Sebastian might make a mandated defense of his WBO belt against Puerto Rican contender Xander Zayas next. If he beats Booker, Sebastian and Zayas (21-0, 13 KOs) could meet late in the summer at Madison Square Garden in New York, where Zayas has established a loyal following.
Gabriela believes she has become an attraction by knocking out three of her past four opponents, an uncommon rate among women in boxing.
“When people tune in to see my fights, I want them to only care to see the name Fundora,” Gabriela said. “And I don’t care who I fight. It’s almost like ‘Canelo’ — no one’s going to remember who the heck he fought. Yes, he’s fighting an undisputed fight [against William Scull on May 3]. But they’re tuning in mostly to see ‘Canelo.’ And I want that to be the case with me as well.”
She hopes that is again the case for Sebastian on Saturday night.
“We’ve been working hard for this,” Gabriela said. “So now that it’s all coming together and people are recognizing it, that’s a good feeling, and more people are starting to see it. With the performances that not only Sebastian gives, but also myself, no one ever falls asleep during our performances. It’s always eye-catching from the beginning until the end. We’ll continue doing that, growing as boxers and growing as people.”
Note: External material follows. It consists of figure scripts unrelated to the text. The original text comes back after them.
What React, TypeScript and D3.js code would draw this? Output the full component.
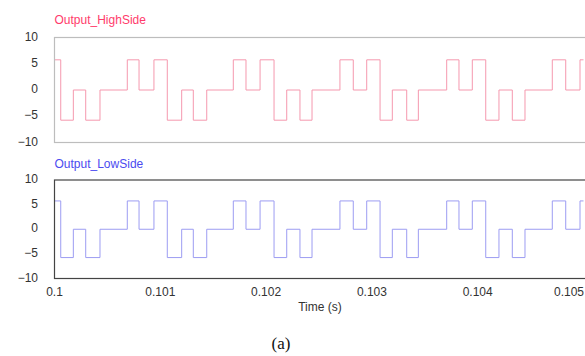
import React from "react";
import * as d3 from "d3";

const xTicks = [0.1, 0.101, 0.102, 0.103, 0.104, 0.105];
const xTickLabels = ["0.1", "0.101", "0.102", "0.103", "0.104", "0.105"];
const yTicks = [10, 5, 0, -5, -10];

const times = [
  0.1, 0.100059, 0.100178, 0.100295, 0.10043, 0.100688, 0.100799, 0.10094,
  0.101066, 0.101202, 0.101312, 0.101439, 0.10169, 0.10181, 0.101943,
  0.102075, 0.102195, 0.10232, 0.102434, 0.102698, 0.102824, 0.102951,
  0.103077, 0.103193, 0.103329, 0.103439, 0.103707, 0.103823, 0.103949,
  0.104076, 0.104201, 0.104327, 0.104447, 0.104705, 0.104832, 0.104967, 0.105,
];

const highSideValues = [
  5.75, -5.75, 0, -5.75, 0, 5.75, 0, 5.75,
  -5.75, 0, -5.75, 0, 5.75, 0, 5.75,
  -5.75, 0, -5.75, 0, 5.75, 0, 5.75,
  -5.75, 0, -5.75, 0, 5.75, 0, 5.75,
  -5.75, 0, -5.75, 0, 5.75, 0, 5.75, 5.75,
];

const lowSideValues = [
  5.75, -5.75, 0, -5.75, 0, 5.75, 0, 5.75,
  -5.75, 0, -5.75, 0, 5.75, 0, 5.75,
  -5.75, 0, -5.75, 0, 5.75, 0, 5.75,
  -5.75, 0, -5.75, 0, 5.75, 0, 5.75,
  -5.75, 0, -5.75, 0, 5.75, 0, 5.75, 5.75,
];

const W = 585;
const H = 356;
const left = 54.5;
const right = 583.5;
const font = "Arial, 'Liberation Sans', sans-serif";

const x = d3.scaleLinear().domain([0.1, 0.105]).range([left, right]);

type PanelProps = {
  title: string;
  titleColor: string;
  lineColor: string;
  borderColor: string;
  values: number[];
  top: number;
  bottom: number;
  titleY: number;
};

function Panel({ title, titleColor, lineColor, borderColor, values, top, bottom, titleY }: PanelProps) {
  const y = d3.scaleLinear().domain([-10, 10]).range([bottom, top]);
  const line = d3
    .line<number>()
    .x((_, i) => x(times[i]))
    .y((v) => y(v))
    .curve(d3.curveStepAfter);
  return (
    <g>
      <text x={left} y={titleY} fill={titleColor} fontFamily={font} fontSize={12} dominantBaseline="middle">
        {title}
      </text>
      <path d={line(values) || ""} fill="none" stroke={lineColor} strokeWidth={1} />
      <rect x={left} y={top} width={W + 10 - left} height={bottom - top} fill="none" stroke={borderColor} strokeWidth={1.2} />
      {yTicks.map((t) => (
        <text key={t} x={38} y={y(t)} textAnchor="end" dominantBaseline="middle" fontFamily={font} fontSize={12} fill="#333">
          {t < 0 ? "\u2212" + Math.abs(t) : String(t)}
        </text>
      ))}
    </g>
  );
}

export default function App() {
  return (
    <svg width={W} height={H} style={{ position: "absolute", left: 0, top: 0, background: "#fff" }}>
      <rect x={0} y={0} width={W} height={H} fill="#fff" />
      <Panel
        title="Output_HighSide"
        titleColor="#ff3b6b"
        lineColor="#f598ae"
        borderColor="#bdbdbd"
        values={highSideValues}
        top={37.5}
        bottom={142.5}
        titleY={21}
      />
      <Panel
        title="Output_LowSide"
        titleColor="#4b4bf0"
        lineColor="#9c9cf2"
        borderColor="#444"
        values={lowSideValues}
        top={180}
        bottom={278.5}
        titleY={165}
      />
      {xTicks.map((t, i) => {
        const last = i === xTicks.length - 1;
        return (
          <text
            key={t}
            x={last ? 584 : x(t)}
            y={293}
            textAnchor={last ? "end" : "middle"}
            dominantBaseline="middle"
            fontFamily={font}
            fontSize={12}
            fill="#333"
          >
            {xTickLabels[i]}
          </text>
        );
      })}
      <text x={320} y={308} textAnchor="middle" dominantBaseline="middle" fontFamily={font} fontSize={12} fill="#333">
        Time (s)
      </text>
      <text x={281} y={345} textAnchor="middle" dominantBaseline="middle" fontFamily="'Liberation Serif', 'DejaVu Serif', serif" fontSize={17} fill="#111">
        (a)
      </text>
    </svg>
  );
}
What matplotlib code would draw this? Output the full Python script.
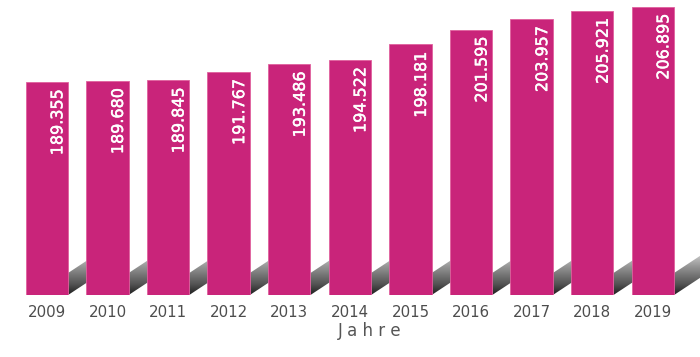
import matplotlib
matplotlib.use("Agg")
import matplotlib.pyplot as plt
import matplotlib.patheffects as pe
import numpy as np
from matplotlib.patches import Polygon

years = ['2009', '2010', '2011', '2012', '2013', '2014', '2015', '2016', '2017', '2018', '2019']
values = [189355, 189680, 189845, 191767, 193486, 194522, 198181, 201595, 203957, 205921, 206895]
value_labels = [f"{v:,}".replace(',', '.') for v in values]
xlabel = 'J a h r e'

BAR_COLOR = '#c9247a'
W, H, DPI = 700, 357, 100

fig = plt.figure(figsize=(W / DPI, H / DPI), dpi=DPI)
base_px = 295
ax = fig.add_axes([0, (H - base_px) / H, 1, base_px / H])
ymin, ymax = 140000, 208440
xmin, xmax = -0.773, 10.778
ax.set_xlim(xmin, xmax)
ax.set_ylim(ymin, ymax)

x = np.arange(len(years))
bar_w = 0.70
bars = ax.bar(x, values, width=bar_w, color=BAR_COLOR, edgecolor='#e0609e', linewidth=0.6, zorder=3)

# scale helpers (data units per pixel)
ux = (xmax - xmin) / W
uy = (ymax - ymin) / base_px

# gradient shadows behind bars
grad = np.linspace(0, 1, 256).reshape(-1, 1)
for b in bars:
    x0 = b.get_x() + b.get_width()
    y0 = ymin
    L = 45 * ux
    h = 22 * uy
    s = 0.66 * uy / ux
    pts = [(x0, y0), (x0, y0 + h), (x0 + L, y0 + h + s * L), (x0 + L, y0 + s * L)]
    poly = Polygon(pts, closed=True, facecolor='none', edgecolor='none', transform=ax.transData)
    ax.add_patch(poly)
    im = ax.imshow(grad, cmap='Greys', vmin=-0.25, vmax=1.15, origin='lower',
                   extent=[x0, x0 + L, y0 + h + s * L, y0], aspect='auto', zorder=2,
                   interpolation='bilinear')
    im.set_clip_path(poly)

ax.set_xlim(xmin, xmax)
ax.set_ylim(ymin, ymax)

for xi, v, lab in zip(x, values, value_labels):
    ax.text(xi + 11 * ux, v - 7 * uy, lab, rotation=90, ha='center', va='top',
            color='white', fontsize=11.5, fontweight='normal', zorder=4,
            path_effects=[pe.withStroke(linewidth=0.35, foreground='white')])

ax.set_xticks(x)
ax.set_xticklabels(years, fontsize=10.8, color='#4d4d4d')
ax.tick_params(axis='x', length=0, pad=7)
ax.set_yticks([])
for sp in ax.spines.values():
    sp.set_visible(False)
ax.patch.set_alpha(0)

fig.text(370 / W, 1 - 331.5 / H, xlabel, ha='center', va='center', fontsize=12, color='#555555')

fig.savefig('out.png', dpi=DPI)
Gabriela’s next fight hasn’t been scheduled. Freddy is certain, though, that she will continue building on the momentum she established in 2024.
“She’s going to be huge,” Freddy said. “She doesn’t know it yet. She’s only 22 now. People didn’t believe in female boxing, so you’ve got to give them something to believe in. We’re in the entertainment business. People say, ‘Oh, boxing is a circus nowadays.’ Being in the circus is pretty hard. Have you ever seen those guys flipping in the air? It’s pretty hard. It’s not easy. It’s entertainment. We’ve got to do something different than just running around the ring or complaining all the time.”